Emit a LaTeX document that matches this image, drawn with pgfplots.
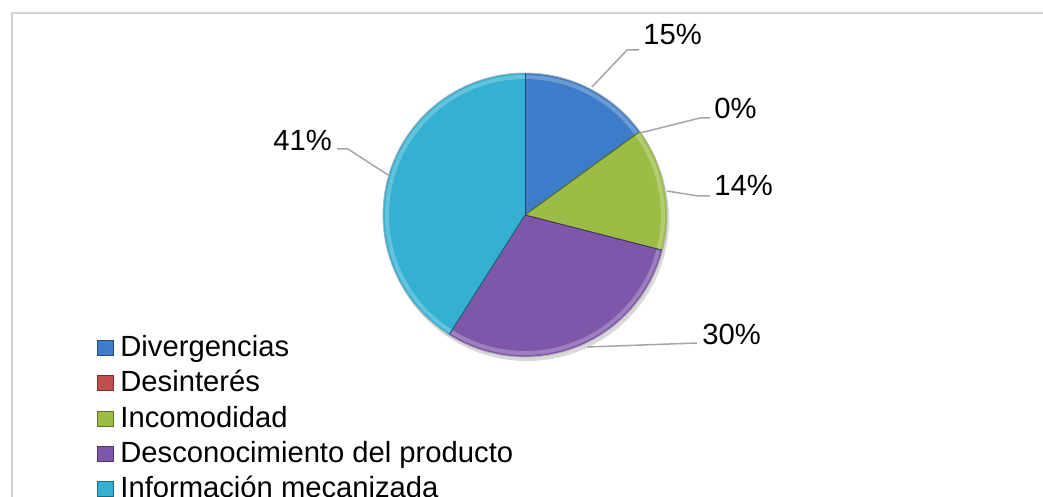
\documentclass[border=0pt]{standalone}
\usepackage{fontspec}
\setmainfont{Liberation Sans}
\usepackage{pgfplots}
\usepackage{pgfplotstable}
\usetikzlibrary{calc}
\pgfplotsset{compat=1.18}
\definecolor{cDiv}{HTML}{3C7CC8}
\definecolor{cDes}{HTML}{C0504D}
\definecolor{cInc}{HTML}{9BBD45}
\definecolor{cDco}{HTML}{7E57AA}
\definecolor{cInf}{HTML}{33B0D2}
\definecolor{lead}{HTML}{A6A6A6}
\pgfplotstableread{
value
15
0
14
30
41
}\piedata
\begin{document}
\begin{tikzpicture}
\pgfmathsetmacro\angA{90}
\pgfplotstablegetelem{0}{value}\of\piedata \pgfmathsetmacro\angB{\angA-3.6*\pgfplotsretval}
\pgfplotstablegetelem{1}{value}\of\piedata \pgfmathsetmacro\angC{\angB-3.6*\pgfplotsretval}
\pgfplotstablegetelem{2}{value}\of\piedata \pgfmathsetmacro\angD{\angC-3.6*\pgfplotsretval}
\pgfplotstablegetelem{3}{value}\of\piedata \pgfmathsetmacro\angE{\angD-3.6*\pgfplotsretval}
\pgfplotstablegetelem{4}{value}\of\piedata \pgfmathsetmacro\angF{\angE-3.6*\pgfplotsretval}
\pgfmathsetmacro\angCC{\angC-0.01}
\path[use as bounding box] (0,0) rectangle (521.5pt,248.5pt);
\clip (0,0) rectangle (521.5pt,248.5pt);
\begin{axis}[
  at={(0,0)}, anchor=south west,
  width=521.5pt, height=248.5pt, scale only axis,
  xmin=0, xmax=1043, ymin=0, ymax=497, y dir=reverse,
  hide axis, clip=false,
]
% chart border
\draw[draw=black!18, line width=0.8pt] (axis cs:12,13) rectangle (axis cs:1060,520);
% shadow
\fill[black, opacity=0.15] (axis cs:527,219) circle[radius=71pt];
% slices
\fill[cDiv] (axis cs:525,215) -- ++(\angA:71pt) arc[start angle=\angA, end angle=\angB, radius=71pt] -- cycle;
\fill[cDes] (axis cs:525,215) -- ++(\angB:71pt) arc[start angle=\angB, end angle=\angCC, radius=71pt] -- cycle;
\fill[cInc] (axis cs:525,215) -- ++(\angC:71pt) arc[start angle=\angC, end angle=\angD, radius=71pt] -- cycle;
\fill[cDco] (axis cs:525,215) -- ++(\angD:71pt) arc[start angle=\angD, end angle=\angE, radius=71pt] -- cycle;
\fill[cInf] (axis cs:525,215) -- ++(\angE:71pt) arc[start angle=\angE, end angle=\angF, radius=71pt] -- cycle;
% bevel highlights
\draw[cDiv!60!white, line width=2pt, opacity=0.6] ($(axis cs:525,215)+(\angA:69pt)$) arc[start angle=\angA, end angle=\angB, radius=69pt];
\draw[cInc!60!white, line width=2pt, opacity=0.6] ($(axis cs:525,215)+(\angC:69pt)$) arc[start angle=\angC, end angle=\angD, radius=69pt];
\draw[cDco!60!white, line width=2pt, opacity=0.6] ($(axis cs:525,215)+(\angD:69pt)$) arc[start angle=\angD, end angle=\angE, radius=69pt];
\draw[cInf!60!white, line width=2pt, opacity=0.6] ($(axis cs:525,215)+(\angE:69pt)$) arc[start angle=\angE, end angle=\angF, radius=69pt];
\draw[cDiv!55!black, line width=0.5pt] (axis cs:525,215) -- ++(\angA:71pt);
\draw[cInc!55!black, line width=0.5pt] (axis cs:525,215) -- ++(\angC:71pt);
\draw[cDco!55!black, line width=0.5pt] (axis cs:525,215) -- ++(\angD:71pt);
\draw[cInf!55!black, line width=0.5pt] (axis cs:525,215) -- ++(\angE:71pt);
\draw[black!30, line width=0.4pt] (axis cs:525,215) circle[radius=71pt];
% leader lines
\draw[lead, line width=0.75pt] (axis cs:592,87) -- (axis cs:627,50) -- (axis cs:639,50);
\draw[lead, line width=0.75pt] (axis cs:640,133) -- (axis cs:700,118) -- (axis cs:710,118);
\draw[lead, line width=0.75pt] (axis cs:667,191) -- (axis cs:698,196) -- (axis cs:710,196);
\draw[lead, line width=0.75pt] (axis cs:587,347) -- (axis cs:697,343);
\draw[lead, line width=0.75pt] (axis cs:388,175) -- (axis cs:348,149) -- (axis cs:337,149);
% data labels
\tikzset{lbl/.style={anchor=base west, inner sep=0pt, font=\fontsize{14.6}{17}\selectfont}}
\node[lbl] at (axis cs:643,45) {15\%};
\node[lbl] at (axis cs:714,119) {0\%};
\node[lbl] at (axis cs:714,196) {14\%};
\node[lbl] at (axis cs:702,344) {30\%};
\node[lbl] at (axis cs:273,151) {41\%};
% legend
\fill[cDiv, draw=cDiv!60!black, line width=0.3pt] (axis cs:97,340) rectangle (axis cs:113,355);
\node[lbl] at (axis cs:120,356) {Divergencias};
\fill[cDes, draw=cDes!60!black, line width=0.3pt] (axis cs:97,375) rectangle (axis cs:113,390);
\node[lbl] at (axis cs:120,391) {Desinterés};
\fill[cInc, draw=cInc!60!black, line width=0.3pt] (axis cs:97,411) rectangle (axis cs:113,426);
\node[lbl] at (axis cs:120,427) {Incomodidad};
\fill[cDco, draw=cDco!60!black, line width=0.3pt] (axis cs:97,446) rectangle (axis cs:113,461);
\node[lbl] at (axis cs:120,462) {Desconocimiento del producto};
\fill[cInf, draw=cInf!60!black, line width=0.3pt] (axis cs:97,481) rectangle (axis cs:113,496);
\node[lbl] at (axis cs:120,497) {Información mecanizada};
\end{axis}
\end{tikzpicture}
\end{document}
================================
■ Directions ■
Copy the data exactly. Any picture it contains is to be omitted.

■ Result ■
Emit a LaTeX document that matches this image, drawn with pgfplots.
\documentclass[border=0pt]{standalone}
\usepackage{fontspec}
\setmainfont{Liberation Sans}
\usepackage{pgfplots}
\usepackage{pgfplotstable}
\usetikzlibrary{calc}
\pgfplotsset{compat=1.18}
\definecolor{cDiv}{HTML}{3C7CC8}
\definecolor{cDes}{HTML}{C0504D}
\definecolor{cInc}{HTML}{9BBD45}
\definecolor{cDco}{HTML}{7E57AA}
\definecolor{cInf}{HTML}{33B0D2}
\definecolor{lead}{HTML}{A6A6A6}
\pgfplotstableread{
value
15
0
14
30
41
}\piedata
\begin{document}
\begin{tikzpicture}
\pgfmathsetmacro\angA{90}
\pgfplotstablegetelem{0}{value}\of\piedata \pgfmathsetmacro\angB{\angA-3.6*\pgfplotsretval}
\pgfplotstablegetelem{1}{value}\of\piedata \pgfmathsetmacro\angC{\angB-3.6*\pgfplotsretval}
\pgfplotstablegetelem{2}{value}\of\piedata \pgfmathsetmacro\angD{\angC-3.6*\pgfplotsretval}
\pgfplotstablegetelem{3}{value}\of\piedata \pgfmathsetmacro\angE{\angD-3.6*\pgfplotsretval}
\pgfplotstablegetelem{4}{value}\of\piedata \pgfmathsetmacro\angF{\angE-3.6*\pgfplotsretval}
\pgfmathsetmacro\angCC{\angC-0.01}
\path[use as bounding box] (0,0) rectangle (521.5pt,248.5pt);
\clip (0,0) rectangle (521.5pt,248.5pt);
\begin{axis}[
  at={(0,0)}, anchor=south west,
  width=521.5pt, height=248.5pt, scale only axis,
  xmin=0, xmax=1043, ymin=0, ymax=497, y dir=reverse,
  hide axis, clip=false,
]
% chart border
\draw[draw=black!18, line width=0.8pt] (axis cs:12,13) rectangle (axis cs:1060,520);
% shadow
\fill[black, opacity=0.15] (axis cs:527,219) circle[radius=71pt];
% slices
\fill[cDiv] (axis cs:525,215) -- ++(\angA:71pt) arc[start angle=\angA, end angle=\angB, radius=71pt] -- cycle;
\fill[cDes] (axis cs:525,215) -- ++(\angB:71pt) arc[start angle=\angB, end angle=\angCC, radius=71pt] -- cycle;
\fill[cInc] (axis cs:525,215) -- ++(\angC:71pt) arc[start angle=\angC, end angle=\angD, radius=71pt] -- cycle;
\fill[cDco] (axis cs:525,215) -- ++(\angD:71pt) arc[start angle=\angD, end angle=\angE, radius=71pt] -- cycle;
\fill[cInf] (axis cs:525,215) -- ++(\angE:71pt) arc[start angle=\angE, end angle=\angF, radius=71pt] -- cycle;
% bevel highlights
\draw[cDiv!60!white, line width=2pt, opacity=0.6] ($(axis cs:525,215)+(\angA:69pt)$) arc[start angle=\angA, end angle=\angB, radius=69pt];
\draw[cInc!60!white, line width=2pt, opacity=0.6] ($(axis cs:525,215)+(\angC:69pt)$) arc[start angle=\angC, end angle=\angD, radius=69pt];
\draw[cDco!60!white, line width=2pt, opacity=0.6] ($(axis cs:525,215)+(\angD:69pt)$) arc[start angle=\angD, end angle=\angE, radius=69pt];
\draw[cInf!60!white, line width=2pt, opacity=0.6] ($(axis cs:525,215)+(\angE:69pt)$) arc[start angle=\angE, end angle=\angF, radius=69pt];
\draw[cDiv!55!black, line width=0.5pt] (axis cs:525,215) -- ++(\angA:71pt);
\draw[cInc!55!black, line width=0.5pt] (axis cs:525,215) -- ++(\angC:71pt);
\draw[cDco!55!black, line width=0.5pt] (axis cs:525,215) -- ++(\angD:71pt);
\draw[cInf!55!black, line width=0.5pt] (axis cs:525,215) -- ++(\angE:71pt);
\draw[black!30, line width=0.4pt] (axis cs:525,215) circle[radius=71pt];
% leader lines
\draw[lead, line width=0.75pt] (axis cs:592,87) -- (axis cs:627,50) -- (axis cs:639,50);
\draw[lead, line width=0.75pt] (axis cs:640,133) -- (axis cs:700,118) -- (axis cs:710,118);
\draw[lead, line width=0.75pt] (axis cs:667,191) -- (axis cs:698,196) -- (axis cs:710,196);
\draw[lead, line width=0.75pt] (axis cs:587,347) -- (axis cs:697,343);
\draw[lead, line width=0.75pt] (axis cs:388,175) -- (axis cs:348,149) -- (axis cs:337,149);
% data labels
\tikzset{lbl/.style={anchor=base west, inner sep=0pt, font=\fontsize{14.6}{17}\selectfont}}
\node[lbl] at (axis cs:643,45) {15\%};
\node[lbl] at (axis cs:714,119) {0\%};
\node[lbl] at (axis cs:714,196) {14\%};
\node[lbl] at (axis cs:702,344) {30\%};
\node[lbl] at (axis cs:273,151) {41\%};
% legend
\fill[cDiv, draw=cDiv!60!black, line width=0.3pt] (axis cs:97,340) rectangle (axis cs:113,355);
\node[lbl] at (axis cs:120,356) {Divergencias};
\fill[cDes, draw=cDes!60!black, line width=0.3pt] (axis cs:97,375) rectangle (axis cs:113,390);
\node[lbl] at (axis cs:120,391) {Desinterés};
\fill[cInc, draw=cInc!60!black, line width=0.3pt] (axis cs:97,411) rectangle (axis cs:113,426);
\node[lbl] at (axis cs:120,427) {Incomodidad};
\fill[cDco, draw=cDco!60!black, line width=0.3pt] (axis cs:97,446) rectangle (axis cs:113,461);
\node[lbl] at (axis cs:120,462) {Desconocimiento del producto};
\fill[cInf, draw=cInf!60!black, line width=0.3pt] (axis cs:97,481) rectangle (axis cs:113,496);
\node[lbl] at (axis cs:120,497) {Información mecanizada};
\end{axis}
\end{tikzpicture}
\end{document}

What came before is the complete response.